Em um dia me levaram pro hospital, mas eu me negava a entrar dizendo que eu não estava doente, eu fui passiva, sem oferecer resistência, só não queria entrar ali. Um médico psicólogo saiu para me atender visto que eu não entrava. E eu relatei a ele que não precisava de médicos porque eu não estava doente, que o médico que eu precisava era um médico de alma, este sim eu deixaria me atender. Ele me fez umas breves perguntas e diagnosticou que eu estava vivendo uma regressão, que em algum momento eu me interiorizei tanto que sem a ajuda de um profissional seria impossivel eu reverter este quadro. E eu querendo um "médico de alma".
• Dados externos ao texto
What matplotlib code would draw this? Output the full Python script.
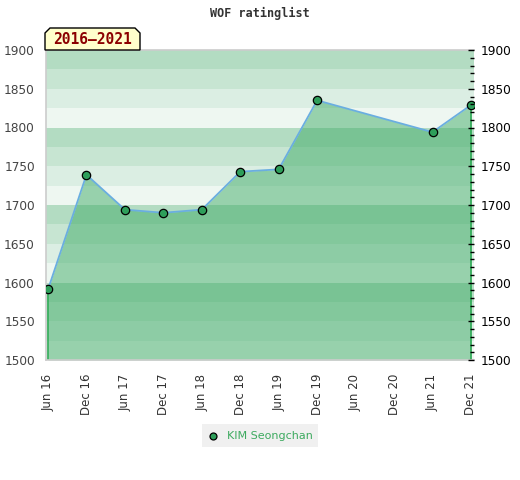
import matplotlib
matplotlib.use("Agg")
import matplotlib.pyplot as plt
from matplotlib.patches import Polygon
from matplotlib.ticker import MultipleLocator

tick_labels = ["Jun 16", "Dec 16", "Jun 17", "Dec 17", "Jun 18", "Dec 18",
               "Jun 19", "Dec 19", "Jun 20", "Dec 20", "Jun 21", "Dec 21"]
point_periods = ["Jun 16", "Dec 16", "Jun 17", "Dec 17", "Jun 18", "Dec 18",
                 "Jun 19", "Dec 19", "Jun 21", "Dec 21"]
ratings = [1591, 1739, 1694, 1690, 1694, 1743, 1746, 1835, 1794, 1829]
series_name = "KIM Seongchan"
period_label = "2016\u20132021"
title = "WOF ratinglist"

xs = [tick_labels.index(p) for p in point_periods]

fig = plt.figure(figsize=(5.2, 4.8), dpi=100)
L, R, T, B = 46, 474, 50, 360
ax = fig.add_axes([L / 520, (480 - B) / 480, (R - L) / 520, (B - T) / 480])
ymin, ymax = 1500, 1900
ax.set_ylim(ymin, ymax)
ax.set_xlim(-2 / 38.45, (R - 48) / 38.45)

band_cols = ['#eef7f1', '#dbeee3', '#c7e5d2', '#b3dcc2']
for base in range(ymin, ymax, 100):
    for i, c in enumerate(band_cols):
        ax.axhspan(base + 25 * i, base + 25 * (i + 1), color=c, lw=0, zorder=0)

ax.fill_between(xs, ratings, ymin, color='#41ac68', alpha=0.5, lw=0, zorder=1)
ax.plot([xs[0], xs[0]], [ymin, ratings[0]], color='#2eaa55', lw=1.2, zorder=2)
ax.plot([xs[-1], xs[-1]], [ymin, ratings[-1]], color='#2eaa55', lw=1.2, zorder=2)
ax.plot(xs, ratings, color='#6aaee0', lw=1.3, zorder=3)
ax.plot(xs, ratings, 'o', ms=6, mfc='#2e9e5a', mec='black', mew=0.9, zorder=4)

for s in ['left', 'bottom', 'top']:
    ax.spines[s].set_color('#cccccc')
    ax.spines[s].set_linewidth(1.2)
ax.spines['right'].set_visible(False)

ax.set_xticks(range(len(tick_labels)))
ax.set_xticklabels(tick_labels, rotation=90, color='#333333', fontsize=8.5)
ax.tick_params(axis='x', length=0, pad=10)

ax.yaxis.set_major_locator(MultipleLocator(50))
ax.tick_params(axis='y', which='both', left=False, length=0, labelleft=True,
               labelcolor='#444444', labelsize=8.7, pad=8)

ax2 = ax.twinx()
ax2.set_ylim(ymin, ymax)
ax2.yaxis.set_major_locator(MultipleLocator(50))
ax2.yaxis.set_minor_locator(MultipleLocator(10))
ax2.tick_params(axis='y', which='major', direction='in', length=4.5, width=1,
                labelsize=8.7, labelcolor='black', pad=5, color='black')
ax2.tick_params(axis='y', which='minor', direction='in', length=3, width=1, color='black')
for s in ax2.spines.values():
    s.set_visible(False)

fig.text(260 / 520, 1 - 13 / 480, title, ha='center', va='center',
         family='DejaVu Sans Mono', fontweight='bold', fontsize=8.5, color='#333333')

# period label box
bx0, bx1, by0, by1, ch = 45, 140, 28, 50, 5
pts = [(bx0, by1), (bx0, by0 + ch), (bx0 + ch, by0), (bx1 - ch, by0),
       (bx1, by0 + ch), (bx1, by1)]
pts = [(x / 520, 1 - y / 480) for x, y in pts]
fig.patches.append(Polygon(pts, closed=True, facecolor='#ffffcc', edgecolor='black',
                           lw=1, transform=fig.transFigure, zorder=5))
fig.text((bx0 + bx1) / 2 / 520, 1 - 40 / 480, period_label, ha='center', va='center',
         family='DejaVu Sans Mono', fontweight='bold', fontsize=10.5, color='#8b0000', zorder=6)

# legend
lx0, lx1, ly0, ly1 = 202, 318, 424, 447
fig.patches.append(plt.Rectangle((lx0 / 520, 1 - ly1 / 480), (lx1 - lx0) / 520,
                                 (ly1 - ly0) / 480, facecolor='#f0f0f0', edgecolor='none',
                                 transform=fig.transFigure))
fig.lines.append(plt.Line2D([213 / 520], [1 - 436 / 480], marker='o', ms=5,
                            mfc='#2e9e5a', mec='black', mew=0.9, transform=fig.transFigure))
fig.text(227 / 520, 1 - 436 / 480, series_name, ha='left', va='center',
         fontsize=8, color='#3daa5f')

fig.savefig("out.png", dpi=100)
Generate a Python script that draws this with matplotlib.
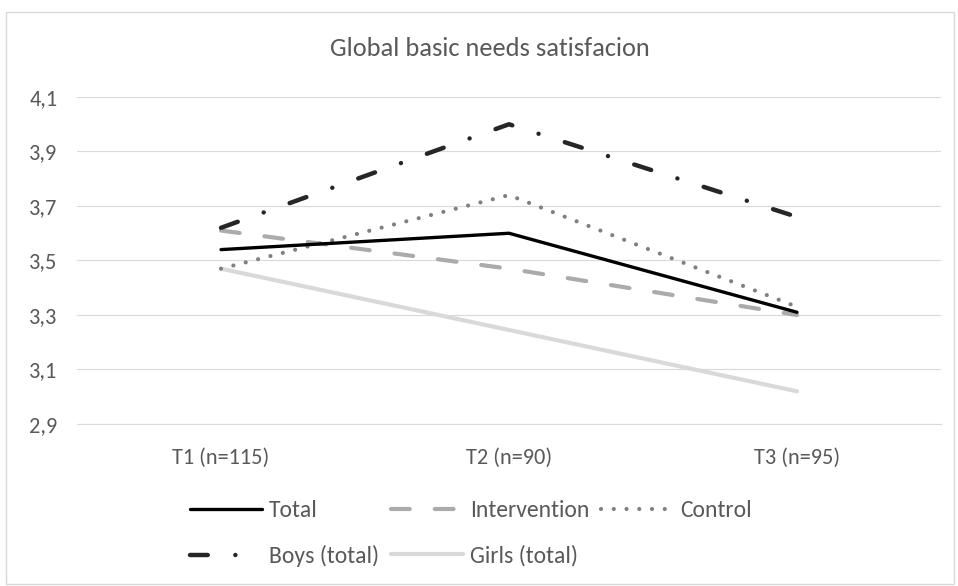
import matplotlib
matplotlib.use("Agg")
import matplotlib.pyplot as plt
from matplotlib.patches import Rectangle

categories = ["T1 (n=115)", "T2 (n=90)", "T3 (n=95)"]
total = [3.54, 3.60, 3.31]
intervention = [3.61, 3.47, 3.30]
control = [3.47, 3.74, 3.33]
boys = [3.62, 4.00, 3.66]
girls = [3.47, 3.245, 3.02]
yticks = [2.9, 3.1, 3.3, 3.5, 3.7, 3.9, 4.1]
ytick_labels = ["2,9", "3,1", "3,3", "3,5", "3,7", "3,9", "4,1"]
title = "Global basic needs satisfacion"

plt.rcParams['font.family'] = ['Carlito', 'Lato', 'DejaVu Sans']
txt = "#595959"

W, H = 958, 586
fig = plt.figure(figsize=(W / 100, H / 100), dpi=100)
ax = fig.add_axes([77 / W, 1 - 424 / H, (941 - 77) / W, (424 - 97) / H])

x = list(range(len(categories)))
ax.plot(x, girls, color="#D9D9D9", lw=3.0, solid_capstyle="round", label="Girls (total)", zorder=3)
ax.plot(x, intervention, color="#ABABAB", lw=3.0, dashes=(4.5, 6.0), dash_capstyle="round",
        label="Intervention", zorder=4)
ax.plot(x, control, color="#808080", lw=3.0, dashes=(0.01, 3.05), dash_capstyle="round",
        label="Control", zorder=5)
ax.plot(x, total, color="#000000", lw=2.4, solid_capstyle="round", label="Total", zorder=6)
ax.plot(x, boys, color="#262626", lw=3.2, dashes=(4.0, 6.2, 0.01, 6.2), dash_capstyle="round",
        label="Boys (total)", zorder=7)

ax.set_xlim(-0.5, 2.5)
ax.set_ylim(2.9, 4.1)
ax.set_yticks(yticks)
ax.set_yticklabels(ytick_labels)
ax.set_xticks(x)
ax.set_xticklabels(categories)
ax.grid(axis="y", color="#D9D9D9", lw=0.8)
ax.set_axisbelow(True)
for s in ["top", "right", "left"]:
    ax.spines[s].set_visible(False)
ax.spines["bottom"].set_color("#D9D9D9")
ax.spines["bottom"].set_linewidth(0.8)
ax.tick_params(axis="both", length=0, colors=txt, labelsize=16)
ax.tick_params(axis="y", pad=14)
ax.tick_params(axis="x", pad=17)

fig.text(490 / W, 1 - 48 / H, title, ha="center", va="center", fontsize=19, color=txt)

# border
fig.patches.append(Rectangle((6 / W, 2 / H), (954 - 6) / W, (574 - 2) / H,
                             transform=fig.transFigure, fill=False, edgecolor="#D9D9D9", lw=1))

handles, labels = ax.get_legend_handles_labels()
order = ["Total", "Boys (total)", "Intervention", "Girls (total)", "Control"]
hmap = dict(zip(labels, handles))
leg = fig.legend([hmap[o] for o in order], order, ncol=3, loc="center left",
                 bbox_to_anchor=(190 / W, 1 - 533.5 / H), frameon=False, fontsize=17,
                 handlelength=3.05, handletextpad=0.3, columnspacing=0.5, labelspacing=1.0,
                 borderpad=0, borderaxespad=0, labelcolor=txt)

fig.savefig("out.png", dpi=100)
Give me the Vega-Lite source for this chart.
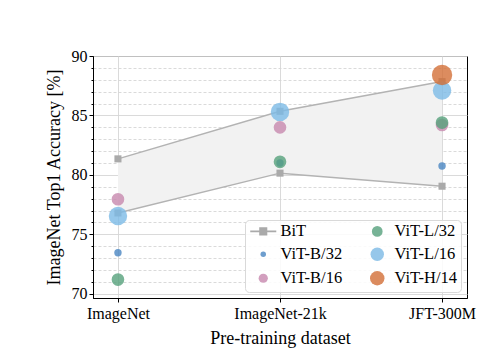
{
  "$schema": "https://vega.github.io/schema/vega-lite/v6.json",
  "width": 374,
  "height": 242,
  "autosize": "none",
  "padding": {"left": 93, "top": 56, "right": 29, "bottom": 64},
  "background": "white",
  "config": {
    "view": {"stroke": "black", "strokeWidth": 1},
    "axis": {
      "domainColor": "black",
      "tickColor": "black",
      "labelColor": "black",
      "labelFont": "Liberation Serif",
      "labelFontSize": 16,
      "titleFont": "Liberation Serif",
      "titleFontSize": 18,
      "titleFontWeight": "normal",
      "titleColor": "black",
      "gridColor": "#d6d6d6",
      "gridWidth": 0.9
    },
    "legend": {
      "labelFont": "Liberation Serif",
      "labelFontSize": 16.5,
      "labelColor": "black"
    }
  },
  "resolve": {"scale": {"color": "independent", "shape": "independent", "size": "independent"}},
  "datasets": {
    "band": [
      {"dataset": "ImageNet", "lo": 76.8, "hi": 81.35},
      {"dataset": "ImageNet-21k", "lo": 80.15, "hi": 85.35},
      {"dataset": "JFT-300M", "lo": 79.05, "hi": 87.85}
    ],
    "bit": [
      {"dataset": "ImageNet", "bound": "upper", "acc": 81.35},
      {"dataset": "ImageNet-21k", "bound": "upper", "acc": 85.35},
      {"dataset": "JFT-300M", "bound": "upper", "acc": 87.85},
      {"dataset": "ImageNet", "bound": "lower", "acc": 76.8},
      {"dataset": "ImageNet-21k", "bound": "lower", "acc": 80.15},
      {"dataset": "JFT-300M", "bound": "lower", "acc": 79.05}
    ],
    "vit": [
      {"dataset": "ImageNet", "model": "ViT-B/32", "acc": 73.45},
      {"dataset": "ImageNet-21k", "model": "ViT-B/32", "acc": 81.0},
      {"dataset": "JFT-300M", "model": "ViT-B/32", "acc": 80.75},
      {"dataset": "ImageNet", "model": "ViT-B/16", "acc": 77.95},
      {"dataset": "ImageNet-21k", "model": "ViT-B/16", "acc": 84.0},
      {"dataset": "JFT-300M", "model": "ViT-B/16", "acc": 84.2},
      {"dataset": "ImageNet", "model": "ViT-L/32", "acc": 71.2},
      {"dataset": "ImageNet-21k", "model": "ViT-L/32", "acc": 81.1},
      {"dataset": "JFT-300M", "model": "ViT-L/32", "acc": 84.4},
      {"dataset": "ImageNet", "model": "ViT-L/16", "acc": 76.55},
      {"dataset": "ImageNet-21k", "model": "ViT-L/16", "acc": 85.3},
      {"dataset": "JFT-300M", "model": "ViT-L/16", "acc": 87.1},
      {"dataset": "JFT-300M", "model": "ViT-H/14", "acc": 88.4}
    ]
  },
  "encoding": {
    "x": {
      "field": "dataset",
      "type": "nominal",
      "sort": null,
      "scale": {"type": "point", "domain": ["ImageNet", "ImageNet-21k", "JFT-300M"], "padding": 0.154},
      "axis": {"labelAngle": 0, "grid": true, "tickSize": 4, "title": "Pre-training dataset", "titlePadding": 8, "labelPadding": 3}
    },
    "y": {
      "field": "acc",
      "type": "quantitative",
      "scale": {"domain": [69.65, 90], "nice": false, "zero": false},
      "axis": {
        "title": "ImageNet Top1 Accuracy [%]",
        "titlePadding": 8,
        "labelFont": "Liberation Serif",
        "titleFont": "Liberation Serif",
        "labelFontSize": 16,
        "titleFontSize": 18,
        "values": [70,71,72,73,74,75,76,77,78,79,80,81,82,83,84,85,86,87,88,89,90],
        "labelExpr": "datum.value % 5 === 0 ? datum.label : ''",
        "grid": true,
        "gridDash": {"condition": {"test": "datum.value % 5 === 0", "value": []}, "value": [3, 2]},
        "tickSize": {"condition": {"test": "datum.value % 5 === 0", "value": 4}, "value": 2}
      }
    }
  },
  "layer": [
    {
      "data": {"name": "band"},
      "mark": {"type": "area", "color": "#f2f2f2", "opacity": 1},
      "encoding": {
        "y": {
          "field": "lo",
          "type": "quantitative",
          "scale": {"domain": [69.65, 90], "nice": false, "zero": false},
          "axis": {
            "title": "ImageNet Top1 Accuracy [%]",
            "titlePadding": 8,
            "labelFont": "Liberation Serif",
            "titleFont": "Liberation Serif",
            "labelFontSize": 16,
            "titleFontSize": 18,
            "values": [70,71,72,73,74,75,76,77,78,79,80,81,82,83,84,85,86,87,88,89,90],
            "labelExpr": "datum.value % 5 === 0 ? datum.label : ''",
            "grid": true,
            "gridDash": {"condition": {"test": "datum.value % 5 === 0", "value": []}, "value": [3, 2]},
            "tickSize": {"condition": {"test": "datum.value % 5 === 0", "value": 4}, "value": 2}
          }
        },
        "y2": {"field": "hi"}
      }
    },
    {
      "data": {"name": "bit"},
      "mark": {"type": "line", "color": "#b3b3b3", "strokeWidth": 1.5},
      "encoding": {
        "detail": {"field": "bound"}
      }
    },
    {
      "data": {"name": "bit"},
      "mark": {"type": "point", "shape": "square", "filled": true, "color": "#aaaaaa", "opacity": 1, "size": 50},
      "encoding": {}
    },
    {
      "data": {"name": "vit"},
      "mark": {"type": "point", "filled": true, "opacity": 0.8},
      "encoding": {
        "color": {
          "field": "model",
          "type": "nominal",
          "scale": {
            "domain": ["ViT-B/32", "ViT-B/16", "ViT-L/32", "ViT-L/16", "ViT-H/14"],
            "range": ["#4a86c2", "#c788ae", "#56a17c", "#7cbae6", "#d36f37"]
          },
          "legend": null
        },
        "size": {
          "field": "model",
          "type": "nominal",
          "scale": {
            "type": "ordinal",
            "domain": ["ViT-B/32", "ViT-B/16", "ViT-L/32", "ViT-L/16", "ViT-H/14"],
            "range": [55, 160, 160, 340, 415]
          },
          "legend": null
        }
      }
    },
    {
      "data": {"name": "vit"},
      "mark": {"type": "point", "filled": true, "opacity": 0},
      "encoding": {
        "color": {
          "field": "model",
          "type": "nominal",
          "scale": {
            "domain": ["BiT", "ViT-B/32", "ViT-B/16", "ViT-L/32", "ViT-L/16", "ViT-H/14"],
            "range": ["#959595", "#4a86c2", "#c788ae", "#56a17c", "#7cbae6", "#d36f37"]
          },
          "legend": {
            "title": null,
            "orient": "bottom-right",
            "offset": 6,
            "columns": 2,
            "columnPadding": 19,
            "rowPadding": 4,
            "padding": 3,
            "fillColor": "rgba(255,255,255,0.85)",
            "strokeColor": "#d9d9d9",
            "cornerRadius": 4,
            "symbolOpacity": 0.8,
            "symbolOffset": 7,
            "labelOffset": 9
          }
        },
        "shape": {
          "field": "model",
          "type": "nominal",
          "scale": {
            "domain": ["BiT", "ViT-B/32", "ViT-B/16", "ViT-L/32", "ViT-L/16", "ViT-H/14"],
            "range": ["M-1.84,-0.11H1.84V0.11H-1.84Z M-0.57,-0.57H0.57V0.57H-0.57Z", "circle", "circle", "circle", "circle", "circle"]
          },
          "legend": {
            "title": null,
            "orient": "bottom-right",
            "offset": 6,
            "columns": 2,
            "columnPadding": 19,
            "rowPadding": 4,
            "padding": 3,
            "fillColor": "rgba(255,255,255,0.85)",
            "strokeColor": "#d9d9d9",
            "cornerRadius": 4,
            "symbolOpacity": 0.8,
            "symbolOffset": 7,
            "labelOffset": 9
          }
        },
        "size": {
          "field": "model",
          "type": "nominal",
          "scale": {
            "type": "ordinal",
            "domain": ["BiT", "ViT-B/32", "ViT-B/16", "ViT-L/32", "ViT-L/16", "ViT-H/14"],
            "range": [200, 30, 85, 115, 180, 210]
          },
          "legend": {
            "title": null,
            "orient": "bottom-right",
            "offset": 6,
            "columns": 2,
            "columnPadding": 19,
            "rowPadding": 4,
            "padding": 3,
            "fillColor": "rgba(255,255,255,0.85)",
            "strokeColor": "#d9d9d9",
            "cornerRadius": 4,
            "symbolOpacity": 0.8,
            "symbolOffset": 7,
            "labelOffset": 9
          }
        }
      }
    }
  ]
}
Tentaram me dar remédios para dormir, mas um remédio de tarja preta que servia para o vizinho, prá mim de nada adiantava, nadinha. Eu estava hiper acelerada então...O caos foi crescendo conforme externamente tentavam me impedir de tudo: comer eu fui comendo vez ou outra, mas continuava quebrando o que eu queria, e meus familiares me impedindo, me seguindo e vigiando o menor dos meus passos: " não quebra isto, não faz aquilo, ou faça isto, faça aquilo"!!!!!!! A esta altura eu que ainda estava ignorando o externo e seguindo só o que eu planejava em minha mente, passei a um confronto direto: eu não cheguei a quebrar nada na casa nem nada que fosse de outra pessoa, o que eu lembro de ter feito e lembro exatamente o porque, foi de ter quebrado um monte de taças, a cada taça eu atribuia um peso, uma pessoa ou uma situação da qual eu desejava me livrar, e a quebrava simbolizando a quebra do vínculo ou a quebra desta situação ou pessoa dentro de mim...conforme os cacos surgiam, era como se aquele peso equivalente fosse se desintegrando dentro de mim...era muita energia circulando e continuamente. Para imaginar a extensão disto se coloque exatamente na posição da pessoa que estava ao meu lado, sem entender nada disto, "eu estava louca", assim me viam e assim me rotulavam. Em momento nenhum eu joguei dinheiro fora...hehe o máximo que fiz foi jogar umas roupas pela janela, isto foi em uma daquelas fases dos flashs, lembro que foi porque não me deixavam sair de casa de jeito nenhum e eu me senti aprisionada..mas foi só isto. Imagino então a esta altura, dias sucessivos as pessoas a minha volta viveram só a minha vida e deixaram de viver a delas: estavam já no limite....

E foi neste limite, que culminou com os meus amáveis irmãozinhos parasitas, com quem eu dividia o meu "lar doce lar", me impedindo fisicamente de fazer o que quer que fosse, que eu fui parar no pinel.

Se cansaram de me policiar e acharam mais prático buscar a ajuda de que dispunham naquele momento.